# Do I really need to feed kibble?



## C.L.A.D. (Jan 26, 2012)

My tiny toy puppy does not eat her Orijen puppy kibble consistently. She seemed to like it when I first started her on it. She rarely eats it dry. She may take it if it's been soaked in boiling water or if it's smooshed into something else. But I can never count on her eating it. I feel like I'm always trying to hide it in something else. Funny, she will try to steal, maybe one or two pieces, of my others' Wellness Core Reduced fat. I was thinking of switching her to Core puppy. 
So my question is, does a puppy or even an adult need to eat kibble or can they eat a high quality wet food? I give her supplements. I also mix in one or more of these: egg, chicken, steak, hamburger, canned, Stella and Chewie. I do home cook for one of my dogs, but I felt a puppy needed all the vitamins and such provided in a commercial food. 
Is there anything else I should do?
Also how much should she gain monthly?
I've always had poodles and never did I have such a finicky eater. She does eat. She'd prefer only the food I mix in, not the kibble. And I have to hand feed her or throw/roll it toward her.

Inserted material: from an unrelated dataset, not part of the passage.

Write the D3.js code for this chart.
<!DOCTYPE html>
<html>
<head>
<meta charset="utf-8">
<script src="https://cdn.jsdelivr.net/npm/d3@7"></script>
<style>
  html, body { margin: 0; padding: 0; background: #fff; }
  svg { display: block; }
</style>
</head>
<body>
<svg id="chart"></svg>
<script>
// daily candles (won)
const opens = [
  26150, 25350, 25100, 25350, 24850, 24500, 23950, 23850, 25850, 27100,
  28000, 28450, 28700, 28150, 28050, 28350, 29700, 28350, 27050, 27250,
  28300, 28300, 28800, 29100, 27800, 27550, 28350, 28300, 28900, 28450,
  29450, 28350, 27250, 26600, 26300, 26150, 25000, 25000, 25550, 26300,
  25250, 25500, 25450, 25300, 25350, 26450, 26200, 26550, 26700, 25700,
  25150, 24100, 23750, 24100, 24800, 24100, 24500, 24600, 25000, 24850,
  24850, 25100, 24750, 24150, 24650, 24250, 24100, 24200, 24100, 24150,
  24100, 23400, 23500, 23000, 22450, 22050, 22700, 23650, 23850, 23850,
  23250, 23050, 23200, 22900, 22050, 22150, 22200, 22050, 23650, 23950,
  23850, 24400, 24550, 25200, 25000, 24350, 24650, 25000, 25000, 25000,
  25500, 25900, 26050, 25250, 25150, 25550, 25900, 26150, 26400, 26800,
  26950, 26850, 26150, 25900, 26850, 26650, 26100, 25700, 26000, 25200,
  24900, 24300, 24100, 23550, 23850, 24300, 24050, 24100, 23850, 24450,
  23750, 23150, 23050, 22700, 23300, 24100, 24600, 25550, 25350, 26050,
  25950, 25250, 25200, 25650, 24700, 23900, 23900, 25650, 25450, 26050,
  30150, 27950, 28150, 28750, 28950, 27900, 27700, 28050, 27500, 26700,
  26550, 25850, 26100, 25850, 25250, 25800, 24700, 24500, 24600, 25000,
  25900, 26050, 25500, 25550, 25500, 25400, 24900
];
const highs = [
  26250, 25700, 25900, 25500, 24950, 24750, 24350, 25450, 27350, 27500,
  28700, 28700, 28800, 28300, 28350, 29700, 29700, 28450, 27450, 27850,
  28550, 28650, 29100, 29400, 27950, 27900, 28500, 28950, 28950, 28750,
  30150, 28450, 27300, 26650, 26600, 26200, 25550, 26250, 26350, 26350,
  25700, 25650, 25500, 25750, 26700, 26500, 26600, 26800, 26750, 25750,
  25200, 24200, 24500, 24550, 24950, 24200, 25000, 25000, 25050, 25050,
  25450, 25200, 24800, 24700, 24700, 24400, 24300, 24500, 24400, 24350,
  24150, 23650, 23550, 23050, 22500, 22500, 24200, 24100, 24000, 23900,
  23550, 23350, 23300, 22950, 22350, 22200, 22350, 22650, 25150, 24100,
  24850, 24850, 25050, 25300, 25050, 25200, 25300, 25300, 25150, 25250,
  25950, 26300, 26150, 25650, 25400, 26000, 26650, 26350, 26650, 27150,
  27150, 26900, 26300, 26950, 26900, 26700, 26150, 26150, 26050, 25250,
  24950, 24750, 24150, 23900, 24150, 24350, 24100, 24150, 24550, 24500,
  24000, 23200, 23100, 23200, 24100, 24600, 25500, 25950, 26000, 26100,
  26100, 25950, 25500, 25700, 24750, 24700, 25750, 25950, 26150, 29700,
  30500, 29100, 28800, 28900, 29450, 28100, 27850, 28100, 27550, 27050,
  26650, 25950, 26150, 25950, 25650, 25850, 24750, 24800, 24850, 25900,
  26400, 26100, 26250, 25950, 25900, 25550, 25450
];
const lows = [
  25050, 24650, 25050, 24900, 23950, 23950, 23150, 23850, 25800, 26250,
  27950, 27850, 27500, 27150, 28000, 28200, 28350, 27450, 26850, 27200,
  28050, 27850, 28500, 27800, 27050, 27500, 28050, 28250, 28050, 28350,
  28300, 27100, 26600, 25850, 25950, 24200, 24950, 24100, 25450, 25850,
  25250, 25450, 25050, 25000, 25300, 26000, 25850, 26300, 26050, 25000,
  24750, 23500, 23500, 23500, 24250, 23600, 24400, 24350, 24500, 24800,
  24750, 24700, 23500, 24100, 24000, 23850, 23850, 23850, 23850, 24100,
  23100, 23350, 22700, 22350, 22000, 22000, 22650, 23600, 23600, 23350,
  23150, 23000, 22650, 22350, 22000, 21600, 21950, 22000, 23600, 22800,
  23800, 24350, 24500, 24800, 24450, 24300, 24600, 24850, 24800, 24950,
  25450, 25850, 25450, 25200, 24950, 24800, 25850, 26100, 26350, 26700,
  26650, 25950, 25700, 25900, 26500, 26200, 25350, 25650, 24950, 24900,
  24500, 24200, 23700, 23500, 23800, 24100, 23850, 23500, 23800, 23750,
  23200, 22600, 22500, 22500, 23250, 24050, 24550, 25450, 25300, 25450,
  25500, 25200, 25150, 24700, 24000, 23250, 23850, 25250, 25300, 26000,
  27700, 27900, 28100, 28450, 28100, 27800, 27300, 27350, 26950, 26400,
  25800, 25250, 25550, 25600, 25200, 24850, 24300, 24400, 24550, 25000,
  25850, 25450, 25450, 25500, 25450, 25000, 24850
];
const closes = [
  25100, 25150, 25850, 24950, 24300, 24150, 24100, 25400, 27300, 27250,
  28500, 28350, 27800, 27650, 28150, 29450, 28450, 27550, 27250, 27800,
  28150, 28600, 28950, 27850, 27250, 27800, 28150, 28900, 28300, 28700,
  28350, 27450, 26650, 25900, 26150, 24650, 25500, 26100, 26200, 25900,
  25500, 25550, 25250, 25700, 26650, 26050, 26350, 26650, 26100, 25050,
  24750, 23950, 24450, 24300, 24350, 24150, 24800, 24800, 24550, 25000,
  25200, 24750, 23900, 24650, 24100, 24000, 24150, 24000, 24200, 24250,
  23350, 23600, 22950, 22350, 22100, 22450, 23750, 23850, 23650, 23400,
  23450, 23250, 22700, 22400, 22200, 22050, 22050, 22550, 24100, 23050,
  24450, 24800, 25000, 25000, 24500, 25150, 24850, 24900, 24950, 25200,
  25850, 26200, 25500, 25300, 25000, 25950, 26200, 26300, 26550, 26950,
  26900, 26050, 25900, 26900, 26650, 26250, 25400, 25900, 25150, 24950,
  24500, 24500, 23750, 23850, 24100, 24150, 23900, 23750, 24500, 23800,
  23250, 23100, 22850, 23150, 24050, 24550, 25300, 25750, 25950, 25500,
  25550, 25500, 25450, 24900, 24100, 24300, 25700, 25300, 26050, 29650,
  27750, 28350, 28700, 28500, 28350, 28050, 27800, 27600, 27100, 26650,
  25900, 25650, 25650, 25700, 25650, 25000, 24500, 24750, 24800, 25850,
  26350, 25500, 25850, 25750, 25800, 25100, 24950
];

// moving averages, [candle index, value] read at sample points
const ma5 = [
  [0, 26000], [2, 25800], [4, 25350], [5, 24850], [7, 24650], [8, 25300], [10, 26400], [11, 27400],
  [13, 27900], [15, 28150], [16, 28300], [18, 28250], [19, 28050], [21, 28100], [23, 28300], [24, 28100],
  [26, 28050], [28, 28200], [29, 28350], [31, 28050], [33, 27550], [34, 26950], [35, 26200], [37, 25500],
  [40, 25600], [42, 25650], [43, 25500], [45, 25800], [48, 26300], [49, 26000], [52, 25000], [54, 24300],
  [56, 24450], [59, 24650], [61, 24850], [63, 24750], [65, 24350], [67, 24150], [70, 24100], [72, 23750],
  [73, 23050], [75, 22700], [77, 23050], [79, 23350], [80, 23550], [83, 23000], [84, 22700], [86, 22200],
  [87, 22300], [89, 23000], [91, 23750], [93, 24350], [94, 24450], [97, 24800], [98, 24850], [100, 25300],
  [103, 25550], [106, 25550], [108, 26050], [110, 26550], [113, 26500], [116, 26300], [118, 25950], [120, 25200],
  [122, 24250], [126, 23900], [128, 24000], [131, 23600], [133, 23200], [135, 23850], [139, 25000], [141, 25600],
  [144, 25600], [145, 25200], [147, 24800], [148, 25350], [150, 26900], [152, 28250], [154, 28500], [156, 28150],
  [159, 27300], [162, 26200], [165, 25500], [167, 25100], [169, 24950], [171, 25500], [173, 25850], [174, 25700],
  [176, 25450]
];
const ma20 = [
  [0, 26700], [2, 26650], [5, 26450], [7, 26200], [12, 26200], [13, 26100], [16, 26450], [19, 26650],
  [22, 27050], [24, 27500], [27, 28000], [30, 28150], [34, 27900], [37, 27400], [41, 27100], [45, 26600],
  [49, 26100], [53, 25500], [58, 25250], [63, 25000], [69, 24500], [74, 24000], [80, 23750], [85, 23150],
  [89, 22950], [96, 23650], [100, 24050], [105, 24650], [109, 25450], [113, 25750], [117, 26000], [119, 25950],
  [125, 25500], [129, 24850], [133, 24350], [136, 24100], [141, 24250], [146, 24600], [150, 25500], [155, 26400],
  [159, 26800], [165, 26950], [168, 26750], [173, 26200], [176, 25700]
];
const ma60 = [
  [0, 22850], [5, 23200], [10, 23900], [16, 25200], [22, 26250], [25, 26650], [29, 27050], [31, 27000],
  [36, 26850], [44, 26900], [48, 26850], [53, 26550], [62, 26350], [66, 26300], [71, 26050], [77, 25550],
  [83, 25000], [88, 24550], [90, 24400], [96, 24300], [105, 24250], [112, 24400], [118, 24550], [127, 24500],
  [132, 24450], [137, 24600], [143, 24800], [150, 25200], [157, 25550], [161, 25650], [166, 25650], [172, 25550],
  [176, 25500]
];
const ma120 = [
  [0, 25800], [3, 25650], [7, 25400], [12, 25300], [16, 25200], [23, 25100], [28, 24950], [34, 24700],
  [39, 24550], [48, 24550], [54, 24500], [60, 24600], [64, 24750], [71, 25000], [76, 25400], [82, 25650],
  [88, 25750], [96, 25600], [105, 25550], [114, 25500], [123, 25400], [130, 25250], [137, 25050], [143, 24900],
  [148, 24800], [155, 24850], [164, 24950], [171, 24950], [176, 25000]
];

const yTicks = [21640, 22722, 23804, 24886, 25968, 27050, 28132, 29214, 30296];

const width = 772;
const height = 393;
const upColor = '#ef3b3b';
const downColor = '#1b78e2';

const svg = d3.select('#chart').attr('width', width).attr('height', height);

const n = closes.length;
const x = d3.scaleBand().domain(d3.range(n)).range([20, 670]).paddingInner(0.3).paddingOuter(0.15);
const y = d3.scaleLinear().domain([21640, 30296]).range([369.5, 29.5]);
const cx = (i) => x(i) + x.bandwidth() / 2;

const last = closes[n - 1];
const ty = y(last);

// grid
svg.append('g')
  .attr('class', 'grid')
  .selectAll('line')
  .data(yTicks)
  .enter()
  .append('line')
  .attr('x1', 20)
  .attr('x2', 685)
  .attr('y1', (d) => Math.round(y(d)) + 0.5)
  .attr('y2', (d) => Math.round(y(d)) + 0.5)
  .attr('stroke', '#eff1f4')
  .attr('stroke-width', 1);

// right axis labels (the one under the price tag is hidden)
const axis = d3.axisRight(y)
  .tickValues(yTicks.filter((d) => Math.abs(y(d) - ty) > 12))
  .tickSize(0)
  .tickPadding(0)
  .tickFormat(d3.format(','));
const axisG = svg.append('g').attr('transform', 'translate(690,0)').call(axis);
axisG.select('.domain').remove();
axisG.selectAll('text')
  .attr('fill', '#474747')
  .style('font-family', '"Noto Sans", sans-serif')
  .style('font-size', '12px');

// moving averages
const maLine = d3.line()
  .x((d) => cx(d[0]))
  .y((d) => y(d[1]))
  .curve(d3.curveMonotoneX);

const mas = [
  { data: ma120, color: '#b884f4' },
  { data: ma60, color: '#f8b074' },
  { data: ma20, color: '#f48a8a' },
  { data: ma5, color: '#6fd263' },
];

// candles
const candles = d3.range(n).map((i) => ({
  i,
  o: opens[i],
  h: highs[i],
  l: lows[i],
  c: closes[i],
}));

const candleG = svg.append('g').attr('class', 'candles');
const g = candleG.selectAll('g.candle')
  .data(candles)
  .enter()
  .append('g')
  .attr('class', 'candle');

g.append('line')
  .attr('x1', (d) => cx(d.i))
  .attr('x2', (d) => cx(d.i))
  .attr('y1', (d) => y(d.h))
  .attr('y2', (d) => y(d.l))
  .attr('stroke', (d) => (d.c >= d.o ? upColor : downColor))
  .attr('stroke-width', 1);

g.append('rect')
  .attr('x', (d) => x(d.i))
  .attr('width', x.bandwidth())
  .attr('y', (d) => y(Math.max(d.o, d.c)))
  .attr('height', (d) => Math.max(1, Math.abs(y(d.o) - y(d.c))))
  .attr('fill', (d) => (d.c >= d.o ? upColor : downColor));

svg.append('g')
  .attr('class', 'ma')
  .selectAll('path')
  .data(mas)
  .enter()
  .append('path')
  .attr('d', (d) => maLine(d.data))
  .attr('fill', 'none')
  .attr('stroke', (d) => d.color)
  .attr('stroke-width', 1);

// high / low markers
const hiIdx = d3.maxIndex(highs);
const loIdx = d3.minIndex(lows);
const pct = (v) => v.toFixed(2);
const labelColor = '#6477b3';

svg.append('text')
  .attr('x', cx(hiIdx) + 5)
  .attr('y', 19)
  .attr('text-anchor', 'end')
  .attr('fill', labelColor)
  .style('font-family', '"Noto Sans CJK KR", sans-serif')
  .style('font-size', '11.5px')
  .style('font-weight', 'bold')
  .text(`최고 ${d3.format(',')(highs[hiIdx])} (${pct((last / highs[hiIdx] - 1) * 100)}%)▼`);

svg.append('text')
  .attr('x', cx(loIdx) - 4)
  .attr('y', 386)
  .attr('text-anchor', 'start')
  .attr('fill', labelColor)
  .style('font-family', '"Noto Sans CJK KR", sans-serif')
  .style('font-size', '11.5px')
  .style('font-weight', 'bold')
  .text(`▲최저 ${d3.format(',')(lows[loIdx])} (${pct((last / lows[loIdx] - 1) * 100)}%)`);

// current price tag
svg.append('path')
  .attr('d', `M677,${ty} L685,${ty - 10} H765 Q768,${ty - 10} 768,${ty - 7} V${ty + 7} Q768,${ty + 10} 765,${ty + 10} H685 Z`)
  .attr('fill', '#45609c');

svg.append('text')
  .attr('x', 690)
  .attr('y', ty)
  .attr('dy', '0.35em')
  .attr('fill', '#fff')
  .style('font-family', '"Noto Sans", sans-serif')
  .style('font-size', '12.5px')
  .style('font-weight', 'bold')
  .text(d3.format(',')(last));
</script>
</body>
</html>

She does eat better, if the others seem to be interested in what's she's eating. 
Any and all suggestions are greatly appreciated. 
Thanks!


----------



## Jamie Hein (Aug 17, 2013)

C.L.A.D. said:


> My tiny toy puppy does not eat her Orijen puppy kibble consistently. She seemed to like it when I first started her on it. She rarely eats it dry. She may take it if it's been soaked in boiling water or if it's smooshed into something else. But I can never count on her eating it. I feel like I'm always trying to hide it in something else. Funny, she will try to steal, maybe one or two pieces, of my others' Wellness Core Reduced fat. I was thinking of switching her to Core puppy.
> So my question is, does a puppy or even an adult need to eat kibble or can they eat a high quality wet food? I give her supplements. I also mix in one or more of these: egg, chicken, steak, hamburger, canned, Stella and Chewie. I do home cook for one of my dogs, but I felt a puppy needed all the vitamins and such provided in a commercial food.
> Is there anything else I should do?
> Also how much should she gain monthly?
> ...


I don't feed kibble to my cats or to Kennedy and they do fine without it. The cats are actually better off... smaller less stinky poop, shinier coat, lost excess weight. I feed the cats a prey model raw diet which I prepare and Kennedy I feed Nature's Variety raw bites, Stella & Chewy's raw frozen, and Primal freeze dried raw. I started rotating the three because he was getting bored with just one food. Why not just feed the Stella & Chewy's with all of the goodies you mix in if she doesn't like kibble?


----------



## fjm (Jun 4, 2010)

Sophy always enjoyed kibble when the pack was first opened, and went off it as soon as it got the least bit stale - and even a small bag lasts a toy puppy a long, long time, as you know! I think the short answer is no, you don't have to feed kibble - I would look on the dog food comparison sites for a good quality wet puppy food and move her over to that until you are comfortable with putting her on a home cooked diet.


----------



## BorderKelpie (Dec 3, 2011)

You mentioned she prefers her kibble soaked. I always soak everyone's kibble - even my big dogs. Makes me feel better that they are getting water and their teeth are not meant for chewing anyway. I think the prepared raw diets are the best way to go, but if she's ok with soaked kibble, that's good, too.


----------



## Manxcat (May 6, 2013)

You can get some good quality wet foods now, just need a bit of research, with grain free being the optimum. My tpoo went totally off kibble, soaked or otherwise, when she was a pup so she went onto wet food. She now, at 2 years old, has half and half but not mixed together, and the wet food is supplemented with fresh chicken breast - raw diet wasn't an option for me, but she's doing fine! It took a while to find something that suited and she can still be a bit finicky occasionally but we've been on the current food for about 6 months now so fingers crossed!


----------



## CT Girl (Nov 17, 2010)

I feed prepared raw. I don't think you need to feed kibble but I would have concern for her teeth if you just feed wet food. If you add in raw bone I think it would be fine.


----------